Records with drawing code:
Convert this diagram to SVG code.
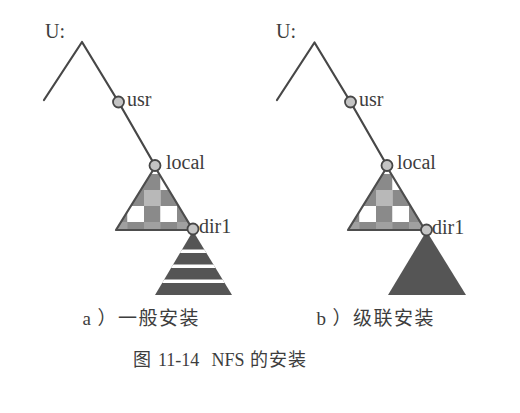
<svg xmlns="http://www.w3.org/2000/svg" width="520" height="413" viewBox="0 0 520 413">
  <style>
    .edge { fill: none; stroke: #474747; stroke-width: 2.2; stroke-linecap: round; stroke-linejoin: round; }
    .node { fill: #c4c4c4; stroke: #474747; stroke-width: 1.8; }
    .lbl { font-family: "Liberation Serif", "Noto Sans CJK SC", serif; font-size: 20px; fill: #3d3d3d; }
    .cap { font-family: "Liberation Serif", "Noto Sans CJK SC", serif; font-size: 19px; fill: #3d3d3d; letter-spacing: 1.5px; }
    .ttl { font-family: "Liberation Serif", "Noto Sans CJK SC", serif; font-size: 18px; fill: #3d3d3d; }
    .tri { stroke: #4d4d4d; stroke-width: 2.2; stroke-linejoin: round; }
    .dk { fill: #8a8a8a; }
    .wh { fill: #ffffff; }
    .lt { fill: #b8b8b8; }
    .md { fill: #a0a0a0; }
    .solid { fill: #555555; }
  </style>
  <defs>
    <clipPath id="chkClip">
      <polygon points="155,167 116,230 193,230"/>
    </clipPath>
    <clipPath id="stripeClip">
      <polygon points="193,231 155,295 232,295"/>
    </clipPath>
    <g id="checker">
      <g clip-path="url(#chkClip)">
        <rect class="wh" x="144" y="158" width="16.5" height="16"/>
        <rect class="dk" x="160.5" y="158" width="16.5" height="16"/>
        <rect class="dk" x="127.5" y="174" width="16.5" height="16"/>
        <rect class="dk" x="144" y="174" width="16.5" height="16"/>
        <rect class="wh" x="160.5" y="174" width="16.5" height="16"/>
        <rect class="lt" x="111" y="190" width="16.5" height="16"/>
        <rect class="dk" x="127.5" y="190" width="16.5" height="16"/>
        <rect class="lt" x="144" y="190" width="16.5" height="16"/>
        <rect class="dk" x="160.5" y="190" width="16.5" height="16"/>
        <rect class="lt" x="177" y="190" width="16.5" height="16"/>
        <rect class="dk" x="111" y="206" width="16.5" height="16"/>
        <rect class="wh" x="127.5" y="206" width="16.5" height="16"/>
        <rect class="dk" x="144" y="206" width="16.5" height="16"/>
        <rect class="wh" x="160.5" y="206" width="16.5" height="16"/>
        <rect class="dk" x="177" y="206" width="16.5" height="16"/>
        <rect class="md" x="111" y="222" width="83" height="16"/>
        <rect class="dk" x="127.5" y="222" width="16.5" height="16"/>
        <rect class="dk" x="160.5" y="222" width="16.5" height="16"/>
      </g>
      <polygon class="tri" points="155,167 116,230 193,230" fill="none"/>
    </g>
  </defs>

  <rect width="520" height="413" fill="#ffffff"/>

  <!-- a) 一般安装 -->
  <g id="diagram-a">
    <g id="a-connectors">
      <polyline class="edge" points="44,100 82,42 118.5,102 155,165.5"/>
    </g>
    <g id="a-root"><text class="lbl" x="45" y="38">U:</text></g>
    <g id="a-local-tree"><use href="#checker"/></g>
    <g id="a-dir1-tree">
      <polygon class="solid" points="193,231 155,295 232,295"/>
      <g clip-path="url(#stripeClip)" fill="#ffffff">
        <rect x="150" y="249.5" width="90" height="3.5"/>
        <rect x="150" y="264.5" width="90" height="3.5"/>
        <rect x="150" y="279.5" width="90" height="3.5"/>
      </g>
    </g>
    <g id="a-usr"><circle class="node" cx="118.5" cy="102" r="5.5"/><text class="lbl" x="127" y="106">usr</text></g>
    <g id="a-local"><circle class="node" cx="155" cy="165.5" r="5.5"/><text class="lbl" x="166" y="169">local</text></g>
    <g id="a-dir1"><circle class="node" cx="193" cy="229" r="5.5"/><text class="lbl" x="199" y="233">dir1</text></g>
    <g id="a-caption">
      <text class="cap" x="82.5" y="325">a<tspan dx="5">）</tspan>一般安装</text>
    </g>
  </g>

  <!-- b) 级联安装 -->
  <g id="diagram-b" transform="translate(232,0)">
    <g id="b-connectors">
      <polyline class="edge" points="45,100 82.5,42.5 118.5,102 155,165.5"/>
    </g>
    <g id="b-root"><text class="lbl" x="44" y="38">U:</text></g>
    <g id="b-local-tree"><use href="#checker"/></g>
    <g id="b-dir1-tree">
      <polygon class="solid" points="194.5,231 156,295 234,295"/>
    </g>
    <g id="b-usr"><circle class="node" cx="118.5" cy="102" r="5.5"/><text class="lbl" x="127" y="106">usr</text></g>
    <g id="b-local"><circle class="node" cx="155" cy="165.5" r="5.5"/><text class="lbl" x="165" y="169">local</text></g>
    <g id="b-dir1"><circle class="node" cx="194.5" cy="230" r="5.5"/><text class="lbl" x="200" y="234">dir1</text></g>
    <g id="b-caption">
      <text class="cap" x="84.5" y="325">b<tspan dx="5">）</tspan>级联安装</text>
    </g>
  </g>

  <g id="figure-title">
    <text class="ttl" y="366"><tspan x="133">图</tspan><tspan x="158">11-14</tspan><tspan x="211.5">NFS</tspan><tspan x="250" letter-spacing="1">的安装</tspan></text>
  </g>
</svg>
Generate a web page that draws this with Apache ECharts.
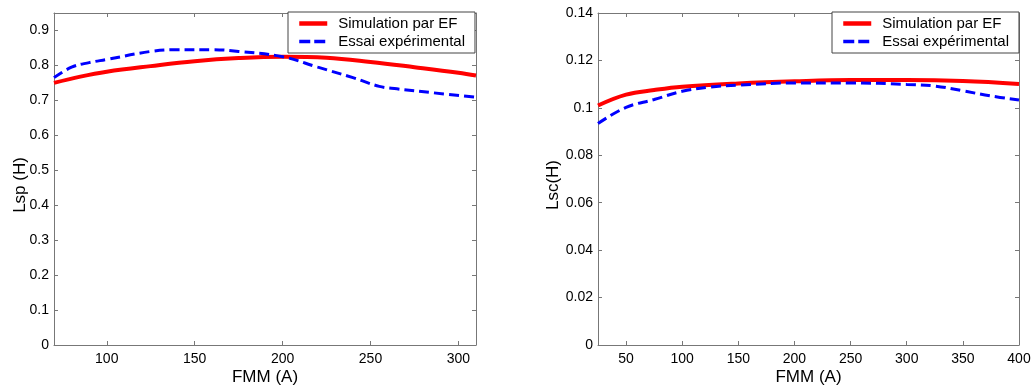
<!DOCTYPE html>
<html><head><meta charset="utf-8">
<script src="https://cdn.jsdelivr.net/npm/echarts@6/dist/echarts.min.js"></script>
<style>html,body{margin:0;padding:0;background:#fff}#c{width:1034px;height:387px}</style>
</head><body><div id="c"></div>
<script>
// Left panel: Lsp (H) vs FMM (A)
const leftSimX = [70, 85, 100, 125, 150, 175, 200, 225, 250, 275, 300, 310];
const leftSimY = [0.750, 0.768, 0.782, 0.798, 0.812, 0.821, 0.825, 0.822, 0.810, 0.795, 0.779, 0.771];
const leftExpX = [70, 80, 90, 100, 125, 140, 160, 175, 200, 220, 240, 255, 265, 285, 310];
const leftExpY = [0.765, 0.795, 0.808, 0.817, 0.840, 0.845, 0.845, 0.840, 0.825, 0.795, 0.765, 0.740, 0.733, 0.722, 0.709];
const leftXTicks = [100, 150, 200, 250, 300];
const leftYTicks = [0, 0.1, 0.2, 0.3, 0.4, 0.5, 0.6, 0.7, 0.8, 0.9];

// Right panel: Lsc(H) vs FMM (A)
const rightSimX = [25, 50, 75, 100, 150, 200, 250, 300, 350, 400];
const rightSimY = [0.1010, 0.1056, 0.1075, 0.1089, 0.1103, 0.1112, 0.1117, 0.1117, 0.1113, 0.1101];
const rightExpX = [25, 50, 75, 100, 125, 150, 200, 250, 300, 325, 350, 375, 400];
const rightExpY = [0.0934, 0.1002, 0.1035, 0.1070, 0.1088, 0.1096, 0.1105, 0.1105, 0.1099, 0.1092, 0.1072, 0.1050, 0.1033];
const rightXTicks = [50, 100, 150, 200, 250, 300, 350, 400];
const rightYTicks = [0, 0.02, 0.04, 0.06, 0.08, 0.1, 0.12, 0.14];

const seriesNames = ['Simulation par EF', 'Essai expérimental'];
const xName = 'FMM (A)';
const leftYName = 'Lsp (H)';
const rightYName = 'Lsc(H)';

const FONT = '"Liberation Sans", Arial, Helvetica, sans-serif';
const axisGray = '#777';
const zip = (xs, ys) => xs.map((x, i) => [x, ys[i]]);

function mainAxis(type, gridIndex, min, max, ticks, name, nameGap) {
  return {
    type: 'value', gridIndex, min, max, position: type === 'x' ? 'bottom' : 'left',
    name, nameLocation: 'middle', nameGap, nameMoveOverlap: false,
    nameTextStyle: { fontFamily: FONT, fontSize: 17, color: '#000', padding: type === 'x' ? 0 : [0, 12, 0, 0] },
    axisLine: { show: true, lineStyle: { color: axisGray, width: 1 } },
    axisTick: { show: true, inside: true, length: 4, customValues: ticks, lineStyle: { color: axisGray } },
    axisLabel: { show: true, customValues: ticks, fontFamily: FONT, fontSize: 14, color: '#000', margin: type === 'x' ? 7 : 5,
      formatter: v => String(v) },
    splitLine: { show: false }
  };
}
function mirrorAxis(type, gridIndex, min, max, ticks) {
  return {
    type: 'value', gridIndex, min, max, position: type === 'x' ? 'top' : 'right',
    axisLine: { show: true, onZero: false, lineStyle: { color: axisGray, width: 1 } },
    axisTick: { show: true, inside: true, length: 4, customValues: ticks, lineStyle: { color: axisGray } },
    axisLabel: { show: false, customValues: ticks },
    splitLine: { show: false }
  };
}

const simStyle = { color: '#ff0000', width: 4, type: 'solid' };
const expStyle = { color: '#0000ff', width: 3, type: [10, 5] };

function legend(left) {
  return {
    left, top: 12, orient: 'vertical',
    data: [
      { name: seriesNames[0], lineStyle: { width: 4.5 } },
      { name: seriesNames[1], lineStyle: { width: 3.5, type: [11, 4] } }
    ],
    itemWidth: 28, itemHeight: 14, itemGap: 3,
    itemStyle: { opacity: 0 },
    padding: [4, 10, 4, 9],
    borderColor: '#444', borderWidth: 1, backgroundColor: '#fff', borderRadius: 0,
    textStyle: { fontFamily: FONT, fontSize: 15, color: '#000', padding: [0, 0, 0, 6] },
    selectedMode: false
  };
}

const option = {
  animation: false,
  backgroundColor: '#fff',
  grid: [
    { left: 54, right: 558, top: 13, bottom: 42, containLabel: false, outerBoundsMode: 'none' },
    { left: 598, right: 15, top: 13, bottom: 42, containLabel: false, outerBoundsMode: 'none' }
  ],
  xAxis: [
    mainAxis('x', 0, 70, 310, leftXTicks, xName, 24),
    mainAxis('x', 1, 25, 400, rightXTicks, xName, 24),
    mirrorAxis('x', 0, 70, 310, leftXTicks),
    mirrorAxis('x', 1, 25, 400, rightXTicks)
  ],
  yAxis: [
    mainAxis('y', 0, 0, 0.95, leftYTicks, leftYName, 25),
    mainAxis('y', 1, 0, 0.14, rightYTicks, rightYName, 36),
    mirrorAxis('y', 0, 0, 0.95, leftYTicks),
    mirrorAxis('y', 1, 0, 0.14, rightYTicks)
  ],
  legend: [legend(288), legend(832)],
  series: [
    { name: seriesNames[0], type: 'line', xAxisIndex: 0, yAxisIndex: 0, data: zip(leftSimX, leftSimY), smooth: 0.4, symbol: 'none', lineStyle: simStyle, itemStyle: { color: '#ff0000' }, z: 2 },
    { name: seriesNames[1], type: 'line', xAxisIndex: 0, yAxisIndex: 0, data: zip(leftExpX, leftExpY), smooth: 0.4, symbol: 'none', lineStyle: expStyle, itemStyle: { color: '#0000ff' }, z: 3 },
    { name: seriesNames[0], type: 'line', xAxisIndex: 1, yAxisIndex: 1, data: zip(rightSimX, rightSimY), smooth: 0.4, symbol: 'none', lineStyle: simStyle, itemStyle: { color: '#ff0000' }, z: 2 },
    { name: seriesNames[1], type: 'line', xAxisIndex: 1, yAxisIndex: 1, data: zip(rightExpX, rightExpY), smooth: 0.4, symbol: 'none', lineStyle: expStyle, itemStyle: { color: '#0000ff' }, z: 3 }
  ]
};
const chart = echarts.init(document.getElementById('c'), null, { renderer: 'canvas' });
chart.setOption(option);
</script></body></html>
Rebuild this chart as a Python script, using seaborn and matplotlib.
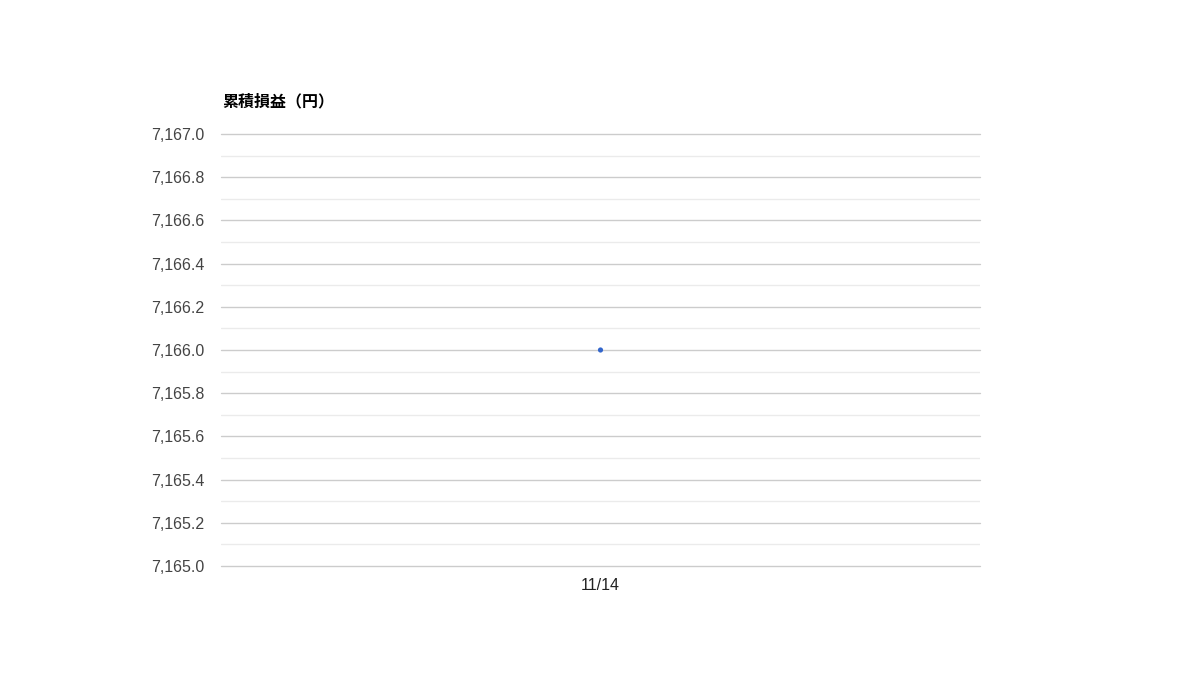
import matplotlib
matplotlib.use("Agg")
import matplotlib.pyplot as plt
import matplotlib.ticker as mticker
import pandas as pd
import seaborn as sns

# データ
dates = ["11/14"]
pnl = [7166.0]

y_min, y_max = 7165.0, 7167.0
title = "累積損益（円）"

df = pd.DataFrame({"date": dates, "pnl": pnl})

sns.set_style("white")
plt.rcParams["font.family"] = ["Liberation Sans", "Noto Sans CJK JP", "DejaVu Sans"]

fig = plt.figure(figsize=(12, 7), dpi=100)
ax = fig.add_axes([221 / 1200, 1 - 566 / 700, 759 / 1200, 432 / 700])

sns.scatterplot(data=df, x="date", y="pnl", ax=ax, color="#3366cc",
                s=14, marker="o", edgecolor="none", zorder=3)

ax.set_ylim(y_min, y_max)
ax.set_xlim(-0.5, len(dates) - 0.5)
ax.yaxis.set_major_locator(mticker.MultipleLocator(0.2))
ax.yaxis.set_minor_locator(mticker.MultipleLocator(0.1))
ax.yaxis.set_major_formatter(mticker.FuncFormatter(lambda v, p: f"{v:,.1f}"))

ax.grid(which="minor", axis="y", color="#ebebeb", linewidth=1, zorder=0)
ax.grid(which="major", axis="y", color="#cccccc", linewidth=1, zorder=1)
for gl in ax.yaxis.get_gridlines():
    gl.set_clip_on(False)
ax.set_axisbelow(True)
for s in ax.spines.values():
    s.set_visible(False)

ax.tick_params(axis="y", which="both", length=0, pad=12, labelsize=11.5, labelcolor="#444444")
ax.tick_params(axis="x", length=0, pad=9, labelsize=11.5, labelcolor="#222222")
ax.set_xlabel("")
ax.set_ylabel("")

fig.text(222 / 1200, 1 - 101 / 700, title, fontsize=11.5, fontweight="bold",
         family=["Noto Sans CJK JP", "DejaVu Sans"], va="center", ha="left", color="#000000")

fig.savefig("out.png", dpi=100)
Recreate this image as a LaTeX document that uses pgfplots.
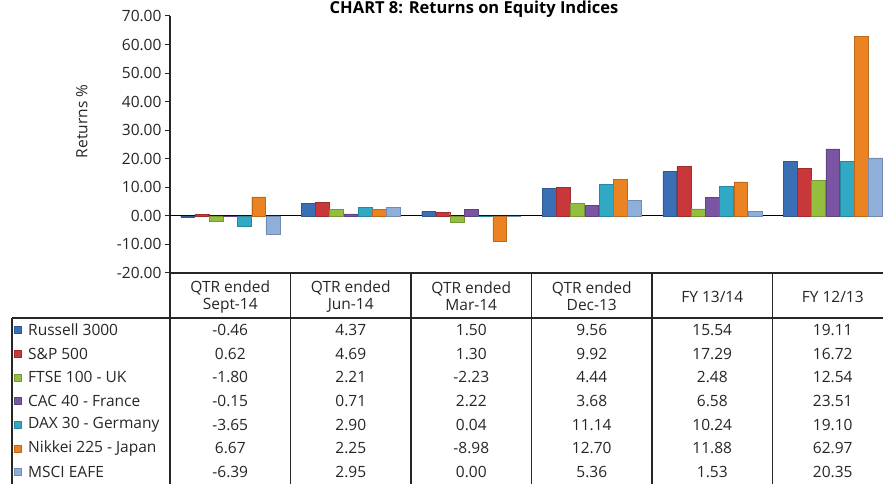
\documentclass[border=0pt]{standalone}
\usepackage{fontspec}
\setmainfont{Open Sans}
\usepackage{pgfplots}
\usepackage{pgfplotstable}
\pgfplotsset{compat=1.18}

\definecolor{cRus}{HTML}{3A6FB5}
\definecolor{cSP}{HTML}{C8383A}
\definecolor{cFTSE}{HTML}{93BE3E}
\definecolor{cCAC}{HTML}{7A55A4}
\definecolor{cDAX}{HTML}{31A9C4}
\definecolor{cNik}{HTML}{EC8322}
\definecolor{cMSCI}{HTML}{8FAEDA}
\definecolor{txt}{HTML}{262626}

% returns in %, one row per period
\pgfplotstableread{
x   Russell SP    FTSE  CAC   DAX   Nikkei MSCI
0.5 -0.46   0.62  -1.80 -0.15 -3.65 6.67   -6.39
1.5 4.37    4.69  2.21  0.71  2.90  2.25   2.95
2.5 1.50    1.30  -2.23 2.22  0.04  -8.98  0.00
3.5 9.56    9.92  4.44  3.68  11.14 12.70  5.36
4.5 15.54   17.29 2.48  6.58  10.24 11.88  1.53
5.5 19.11   16.72 12.54 23.51 19.10 62.97  20.35
}\returns

\pgfplotsset{
  barstyle/.style={fill=#1, draw=#1!80!black, line width=0.4pt},
}

\begin{document}
\begin{tikzpicture}[font=\fontsize{15.5}{17}\selectfont, color=txt]
\begin{axis}[
    scale only axis,
    width=723pt, height=257pt,
    xmin=0, xmax=6, ymin=-20, ymax=70,
    enlargelimits=false,
    ybar=0.4pt, bar width=13.8pt,
    axis lines=left,
    axis line style={-, line width=1.2pt, black!85},
    xtick=\empty,
    ytick={-20,-10,...,70},
    tick align=outside,
    major tick length=5pt,
    tick style={line width=1pt, black!85},
    /pgf/number format/assume math mode=true,
    yticklabel style={/pgf/number format/fixed, /pgf/number format/fixed zerofill, /pgf/number format/precision=2, color=txt},
    extra y ticks={0},
    extra y tick labels={},
    extra y tick style={grid=major, major grid style={line width=1.2pt, black}},
    ylabel={Returns \%},
    every axis y label/.style={at={(axis description cs:-0.122,0.59)}, rotate=90, anchor=center},
]
\addplot[barstyle=cRus]  table[x=x, y=Russell] {\returns};
\addplot[barstyle=cSP]   table[x=x, y=SP]      {\returns};
\addplot[barstyle=cFTSE] table[x=x, y=FTSE]    {\returns};
\addplot[barstyle=cCAC]  table[x=x, y=CAC]     {\returns};
\addplot[barstyle=cDAX]  table[x=x, y=DAX]     {\returns};
\addplot[barstyle=cNik]  table[x=x, y=Nikkei]  {\returns};
\addplot[barstyle=cMSCI] table[x=x, y=MSCI]    {\returns};
\end{axis}

% title
\node[font=\bfseries\fontsize{16.5}{18}\selectfont, anchor=base, text=black] at (304pt,259pt) {CHART 8: Returns on Equity Indices};

% data table below the chart
\draw[line width=1.2pt, black!85] (-158pt,-45pt) -- (723pt,-45pt);
\draw[line width=1.2pt, black!85] (-158pt,-45pt) -- (-158pt,-215pt);
\foreach \j in {0,...,6}
  \draw[line width=1.2pt, black!85] ({120.5pt*\j},0pt) -- ({120.5pt*\j},-215pt);

\foreach \h [count=\j from 0] in {{QTR ended\\Sept-14},{QTR ended\\Jun-14},{QTR ended\\Mar-14},{QTR ended\\Dec-13},{FY 13/14},{FY 12/13}}
  \node[align=center, inner sep=0pt] at ({60.25pt+120.5pt*\j},-23.5pt) {\h};

\foreach \name/\colr/\col [count=\c from 0] in {Russell 3000/cRus/Russell, S\&P 500/cSP/SP, FTSE 100 - UK/cFTSE/FTSE, CAC 40 - France/cCAC/CAC, DAX 30 - Germany/cDAX/DAX, Nikkei 225 - Japan/cNik/Nikkei, MSCI EAFE/cMSCI/MSCI} {
  \fill[\colr, draw=\colr!80!black, line width=0.4pt] (-156pt,{-45pt-23.7pt*(\c+0.5)-3.5pt}) rectangle ++(7pt,7pt);
  \node[anchor=west, inner sep=0pt] at (-142pt,{-45pt-23.7pt*(\c+0.5)}) {\name};
  \foreach \r in {0,...,5} {
    \pgfplotstablegetelem{\r}{\col}\of\returns
    \node[inner sep=0pt] at ({60.25pt+120.5pt*\r},{-45pt-23.7pt*(\c+0.5)})
      {\pgfmathprintnumber[fixed, fixed zerofill, precision=2, assume math mode=true]{\pgfplotsretval}};
  }
}

\pgfresetboundingbox
\useasboundingbox (-170pt,-211pt) rectangle (713pt,273pt);
\end{tikzpicture}
\end{document}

> Requirement: Omit the pictures. Extract exactly the lines that begin with the one holding "Generate a web" and end with the one holding "0.7, 0.8, 0.9];", inclusive.

> Final result:
Generate a web page that draws this with Apache ECharts.
<!DOCTYPE html>
<html><head><meta charset="utf-8">
<script src="https://cdn.jsdelivr.net/npm/echarts@6/dist/echarts.min.js"></script>
<style>html,body{margin:0;padding:0;background:#fff}#c{width:1034px;height:387px}</style>
</head><body><div id="c"></div>
<script>
// Left panel: Lsp (H) vs FMM (A)
const leftSimX = [70, 85, 100, 125, 150, 175, 200, 225, 250, 275, 300, 310];
const leftSimY = [0.750, 0.768, 0.782, 0.798, 0.812, 0.821, 0.825, 0.822, 0.810, 0.795, 0.779, 0.771];
const leftExpX = [70, 80, 90, 100, 125, 140, 160, 175, 200, 220, 240, 255, 265, 285, 310];
const leftExpY = [0.765, 0.795, 0.808, 0.817, 0.840, 0.845, 0.845, 0.840, 0.825, 0.795, 0.765, 0.740, 0.733, 0.722, 0.709];
const leftXTicks = [100, 150, 200, 250, 300];
const leftYTicks = [0, 0.1, 0.2, 0.3, 0.4, 0.5, 0.6, 0.7, 0.8, 0.9];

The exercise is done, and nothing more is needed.